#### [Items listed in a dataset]
□ □ □

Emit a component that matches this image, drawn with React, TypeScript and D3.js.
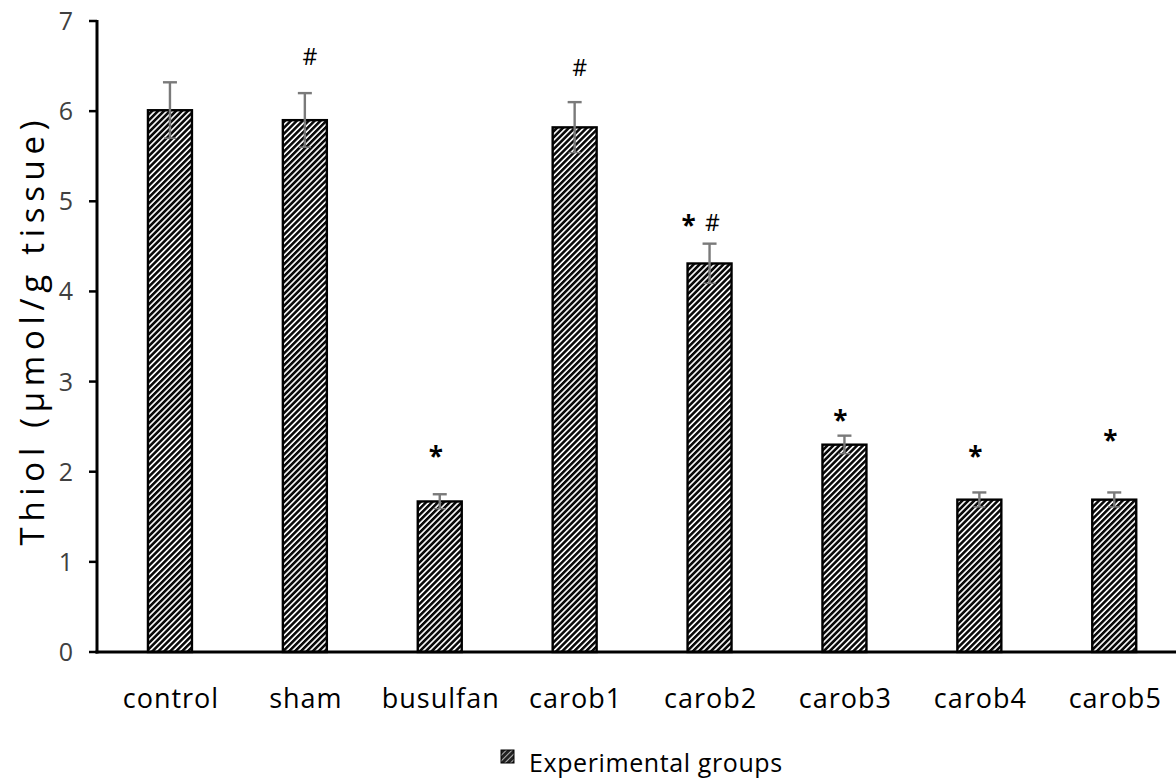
import React from "react";
import * as d3 from "d3";

const categories = ["control", "sham", "busulfan", "carob1", "carob2", "carob3", "carob4", "carob5"];
const values = [6.01, 5.9, 1.67, 5.82, 4.31, 2.3, 1.69, 1.69];
const errors = [0.31, 0.3, 0.08, 0.28, 0.22, 0.1, 0.08, 0.08];
const starMarks = [false, false, true, false, true, true, true, true];
const hashMarks = [false, true, false, true, true, false, false, false];
const markLevels = [0, 6.6, 2.2, 6.48, 4.76, 2.6, 2.2, 2.37];
const yTicks = [0, 1, 2, 3, 4, 5, 6, 7];
const yTitle = "Thiol (µmol/g tissue)";
const legendLabel = "Experimental groups";

const W = 1176;
const H = 782;
const axisX = 97;
const y0 = 652;
const yTop = 21;
const font = "'Open Sans', sans-serif";

export default function App() {
  const y = d3.scaleLinear().domain([0, 7]).range([y0, yTop]);
  const x = d3
    .scaleBand<string>()
    .domain(categories)
    .range([102.5, 1181.7])
    .paddingInner(0.674)
    .paddingOuter(0.337);
  const bw = x.bandwidth();
  const errColor = "#7a7a7a";

  return (
    <svg width={W} height={H} style={{ position: "absolute", left: 0, top: 0, background: "#fff" }}>
      <defs>
        <pattern id="hatch" patternUnits="userSpaceOnUse" width="4.2" height="4.2" patternTransform="rotate(45)">
          <rect width="4.2" height="4.2" fill="#fff" />
          <rect x="0" y="0" width="2.6" height="4.2" fill="#0a0a0a" />
        </pattern>
        <pattern id="hatchLegend" patternUnits="userSpaceOnUse" width="4" height="4" patternTransform="rotate(45)">
          <rect width="4" height="4" fill="#222" />
          <line x1="0" y1="0" x2="0" y2="4" stroke="#fff" strokeWidth="1.3" />
        </pattern>
      </defs>
      {categories.map((c, i) => {
        const bx = x(c)!;
        const cx = bx + bw / 2;
        const v = values[i];
        const e = errors[i];
        return (
          <g key={c}>
            <rect x={bx} y={y(v)} width={bw} height={y0 - y(v)} fill="url(#hatch)" stroke="#000" strokeWidth={2.4} />
            <line x1={cx} x2={cx} y1={y(v + e)} y2={y(v - e)} stroke={errColor} strokeWidth={2.4} />
            <line x1={cx - 7} x2={cx + 7} y1={y(v + e)} y2={y(v + e)} stroke={errColor} strokeWidth={2.4} />
            <line x1={cx - 6} x2={cx + 6} y1={y(v - e)} y2={y(v - e)} stroke={errColor} strokeWidth={1.5} />
            {starMarks[i] && (
              <text
                x={hashMarks[i] ? cx - 21 : cx - 4}
                y={y(markLevels[i]) + 12}
                fontFamily={font}
                fontSize={26}
                fontWeight="bold"
                textAnchor="middle"
                fill="#000"
              >
                *
              </text>
            )}
            {hashMarks[i] && (
              <text
                x={starMarks[i] ? cx + 3 : cx + 5}
                y={y(markLevels[i]) + 8}
                fontFamily={font}
                fontSize={23}
                textAnchor="middle"
                fill="#000"
              >
                #
              </text>
            )}
            <text
              x={cx + 1}
              y={708}
              fontFamily={font}
              fontSize={27}
              letterSpacing={1}
              textAnchor="middle"
              fill="#000"
            >
              {c}
            </text>
          </g>
        );
      })}
      <line x1={axisX} x2={axisX} y1={yTop - 1} y2={y0 + 1.5} stroke="#000" strokeWidth={3} />
      {yTicks.map((t) => (
        <g key={t}>
          <line x1={axisX - 8} x2={axisX} y1={y(t)} y2={y(t)} stroke="#000" strokeWidth={2.5} />
          <text x={73} y={y(t) + 9} fontFamily={font} fontSize={25} textAnchor="end" fill="#404040">
            {t}
          </text>
        </g>
      ))}
      <line x1={axisX - 1.5} x2={W} y1={y0} y2={y0} stroke="#000" strokeWidth={3} />
      <text
        transform={`translate(44, ${333}) rotate(-90)`}
        fontFamily={font}
        fontSize={33}
        textAnchor="middle"
        textLength={425}
        lengthAdjust="spacing"
        fill="#000"
      >
        {yTitle}
      </text>
      <rect x={501} y={750} width={13} height={13} fill="url(#hatchLegend)" stroke="#000" strokeWidth={1} />
      <text x={529} y={772} fontFamily={font} fontSize={25} letterSpacing={0.6} fill="#000">
        {legendLabel}
      </text>
    </svg>
  );
}
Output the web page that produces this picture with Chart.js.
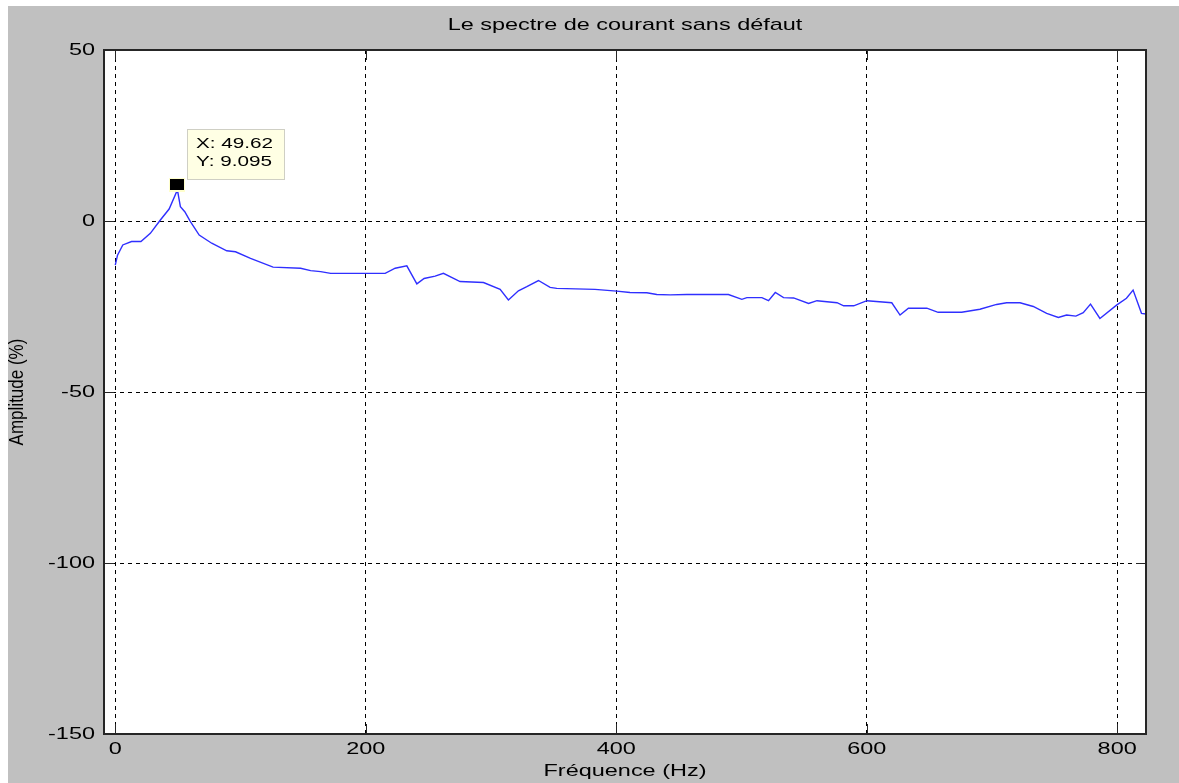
<!DOCTYPE html>
<html>
<head>
<meta charset="utf-8">
<title>Le spectre de courant sans défaut</title>
<script src="https://cdn.jsdelivr.net/npm/chart.js@4.4.1/dist/chart.umd.min.js"></script>
<style>
  html, body { margin: 0; padding: 0; background: #fff; }
  #fig { position: absolute; left: 8px; top: 6px; width: 1171px; height: 777px; background: #c0c0c0; }
  #spectre { display: block; }
</style>
</head>
<body>
<div id="fig"><canvas id="spectre" width="1171" height="777"></canvas></div>
<script>
// spectrum samples (Hz / %)
const freqHz = [
  0, 1.8, 6, 13, 20.5, 28, 36, 43, 49.62, 52, 55.5, 60, 67, 77, 89, 96, 108, 126, 148, 156,
  164, 172, 201, 215.5, 223.5, 232.8, 240.8, 246.6, 255.4, 262, 275.3, 294, 307.3, 313.9, 321.9, 328.6,
  337.9, 347.2, 352.5, 383, 400.4, 411, 424.4, 432.4, 443, 456.4, 489.6, 500.3, 504.3, 516.3,
  521.6, 527, 533.6, 541.6, 553.6, 560.3, 576.3, 581.6, 589.6, 600.2, 620, 626.6, 633.3, 648,
  657, 675.8, 690.4, 703.7, 711.7, 722.4, 733, 743.7, 753, 759.6, 767, 772.9, 778.7, 786.2,
  799.5, 807.4, 812.7, 819.4, 823
];
const ampPct = [
  -12.9, -10, -7, -6, -6, -3.6, 0.3, 3.5, 9.095, 4.2, 2.7, -0.2, -4.1, -6.5, -8.7, -9, -10.9, -13.5, -13.8, -14.5,
  -14.8, -15.3, -15.3, -15.3, -13.8, -13.1, -18.4, -16.8, -16.1, -15.3, -17.7, -18, -20, -23.1, -20.4, -19.2,
  -17.4, -19.4, -19.7, -20, -20.5, -20.9, -21, -21.5, -21.6, -21.5, -21.5, -22.9, -22.4, -22.4,
  -23.3, -20.9, -22.4, -22.5, -24.1, -23.3, -23.9, -24.8, -24.8, -23.3, -23.9, -27.5, -25.5, -25.5,
  -26.7, -26.7, -25.8, -24.4, -23.9, -23.9, -25, -27, -28.2, -27.5, -27.8, -26.8, -24.3, -28.5,
  -24.6, -22.6, -20.2, -27, -27.2
];

const xTicks = [0, 200, 400, 600, 800];
const yTicks = [-150, -100, -50, 0, 50];

const titleText = 'Le spectre de courant sans défaut';
const xLabel = 'Fréquence (Hz)';
const yLabel = 'Amplitude (%)';

// data cursor
const tipX = 49.62;
const tipY = 9.095;

const FONT = "17px 'Liberation Sans', Arial, sans-serif";
const TIP_FONT = "15px 'Liberation Sans', Arial, sans-serif";
const SX = 1.38; // wide glyphs, like the old figure window
const AXIS_COLOR = '#262626';

function wideText(ctx, s, x, y, align, font){
    ctx.save();
    ctx.font = font;
    ctx.textBaseline = 'middle';
    ctx.textAlign = 'left';
    const w = ctx.measureText(s).width * SX;
    const x0 = align === 'center' ? x - w/2 : (align === 'right' ? x - w : x);
    ctx.translate(x0, y);
    ctx.scale(SX, 1);
    ctx.fillStyle = '#000';
    ctx.fillText(s, 0, 0);
    ctx.restore();
}

const matlabAxes = {
    id: 'matlabAxes',
    beforeDraw(chart){
        const {ctx, chartArea: a} = chart;
        ctx.save();
        ctx.fillStyle = '#fff';
        ctx.fillRect(a.left, a.top, a.right - a.left, a.bottom - a.top);
        ctx.restore();
    },
    afterDatasetsDraw(chart){
        const {ctx, chartArea: a, scales: {x, y}} = chart;
        ctx.save();
        // inward tick marks
        ctx.strokeStyle = AXIS_COLOR;
        ctx.lineWidth = 1;
        ctx.beginPath();
        xTicks.forEach(v => {
            const px = Math.round(x.getPixelForValue(v)) + 0.5;
            ctx.moveTo(px, a.bottom); ctx.lineTo(px, a.bottom - 10);
            ctx.moveTo(px, a.top); ctx.lineTo(px, a.top + 10);
        });
        yTicks.forEach(v => {
            const py = Math.round(y.getPixelForValue(v)) + 0.5;
            ctx.moveTo(a.left, py); ctx.lineTo(a.left + 10, py);
            ctx.moveTo(a.right, py); ctx.lineTo(a.right - 10, py);
        });
        ctx.stroke();
        // box
        ctx.lineWidth = 2;
        ctx.strokeRect(a.left, a.top, a.right - a.left, a.bottom - a.top);

        // data cursor marker + label
        const px = x.getPixelForValue(tipX);
        const py = y.getPixelForValue(tipY);
        ctx.fillStyle = '#ffffcc';
        ctx.fillRect(Math.round(px) - 8, Math.round(py) - 12, 16, 14);
        ctx.fillStyle = '#000';
        ctx.fillRect(Math.round(px) - 7, Math.round(py) - 11, 14, 11);

        const bx = Math.round(px) + 10, by = Math.round(py) - 61;
        ctx.fillStyle = '#ffffe4';
        ctx.fillRect(bx, by, 98, 51);
        ctx.strokeStyle = '#cfcfc4';
        ctx.lineWidth = 1;
        ctx.strokeRect(bx + 0.5, by + 0.5, 97, 50);
        ctx.restore();
        wideText(ctx, 'X: ' + tipX, bx + 9, by + 15, 'left', TIP_FONT);
        wideText(ctx, 'Y: ' + tipY, bx + 9, by + 33, 'left', TIP_FONT);
    },
    afterDraw(chart){
        const {ctx, chartArea: a, scales: {x, y}} = chart;
        xTicks.forEach(v => wideText(ctx, String(v), x.getPixelForValue(v), a.bottom + 15, 'center', FONT));
        yTicks.forEach(v => wideText(ctx, String(v), a.left - 9, y.getPixelForValue(v), 'right', FONT));
        const cx = (a.left + a.right) / 2;
        wideText(ctx, titleText, cx, 19, 'center', FONT);
        wideText(ctx, xLabel, cx, 765, 'center', FONT);

        // rotated y label
        ctx.save();
        ctx.translate(10, (a.top + a.bottom) / 2);
        ctx.scale(SX * 0.85, 1);
        ctx.rotate(-Math.PI / 2);
        ctx.font = FONT;
        ctx.textAlign = 'center';
        ctx.textBaseline = 'middle';
        ctx.fillStyle = '#000';
        ctx.fillText(yLabel, 0, 0);
        ctx.restore();
    }
};

const points = freqHz.map((f, i) => ({x: f, y: ampPct[i]}));

new Chart(document.getElementById('spectre'), {
    type: 'line',
    data: {
        datasets: [{
            data: points,
            borderColor: '#2f2fff',
            borderWidth: 1.4,
            pointRadius: 0,
            tension: 0,
            fill: false
        }]
    },
    options: {
        responsive: false,
        animation: false,
        devicePixelRatio: 1,
        layout: { autoPadding: false, padding: { left: 0, top: 44, right: 33, bottom: 0 } },
        plugins: { legend: { display: false }, tooltip: { enabled: false } },
        scales: {
            x: {
                type: 'linear',
                min: -9,
                max: 823,
                afterBuildTicks: s => { s.ticks = xTicks.map(v => ({value: v})); },
                afterFit: s => { s.height = 49; },
                ticks: { display: false },
                grid: { color: '#000', lineWidth: 1, drawTicks: false },
                border: { display: false, dash: [4, 4] }
            },
            y: {
                type: 'linear',
                min: -150,
                max: 50,
                afterBuildTicks: s => { s.ticks = yTicks.map(v => ({value: v})); },
                afterFit: s => { s.width = 96; },
                ticks: { display: false },
                grid: { color: '#000', lineWidth: 1, drawTicks: false },
                border: { display: false, dash: [4, 4] }
            }
        }
    },
    plugins: [matlabAxes]
});
</script>
</body>
</html>
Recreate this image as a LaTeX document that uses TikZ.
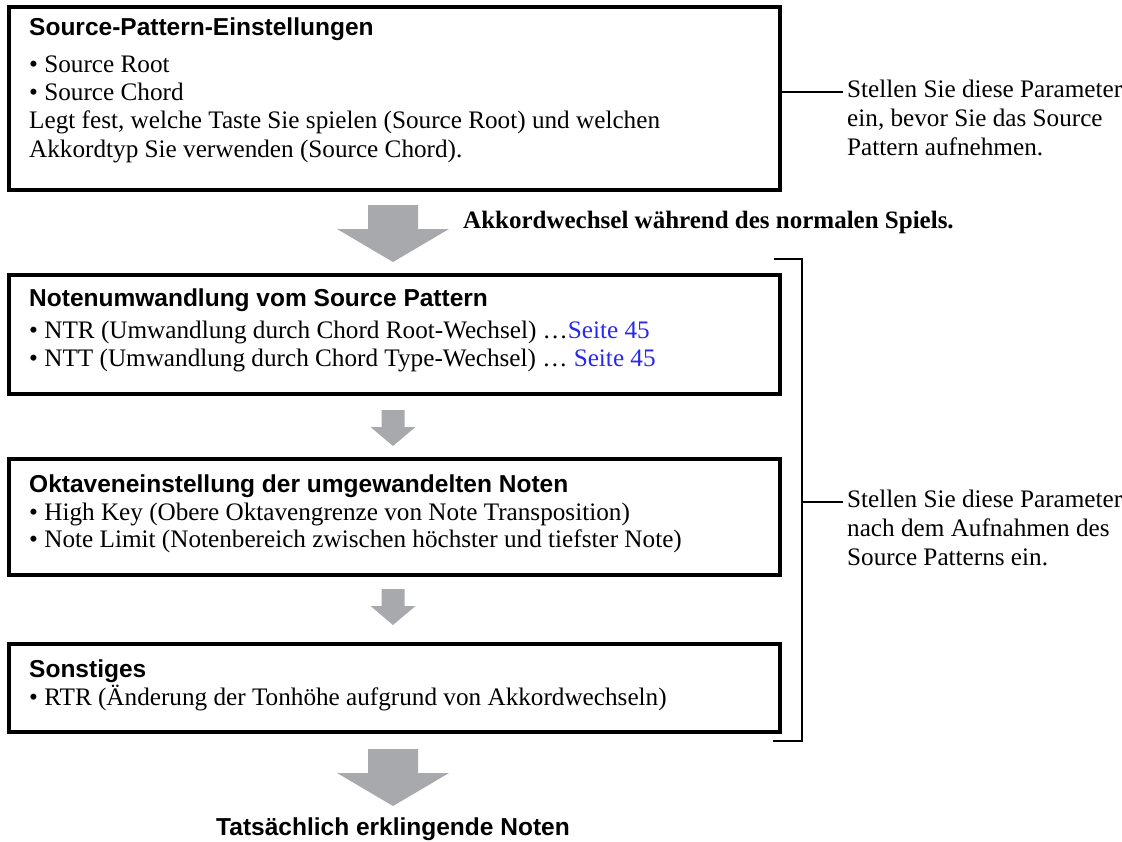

□ □ □

#### [WHAT TO DO]
Up to and including the line with "import * as", copy the data above from its first line. Skip pictures.

#### [EXERCISE SOLUTION]
Emit a component that matches this image, drawn with React, TypeScript and D3.js.
import React from "react";
import * as d3 from "d3";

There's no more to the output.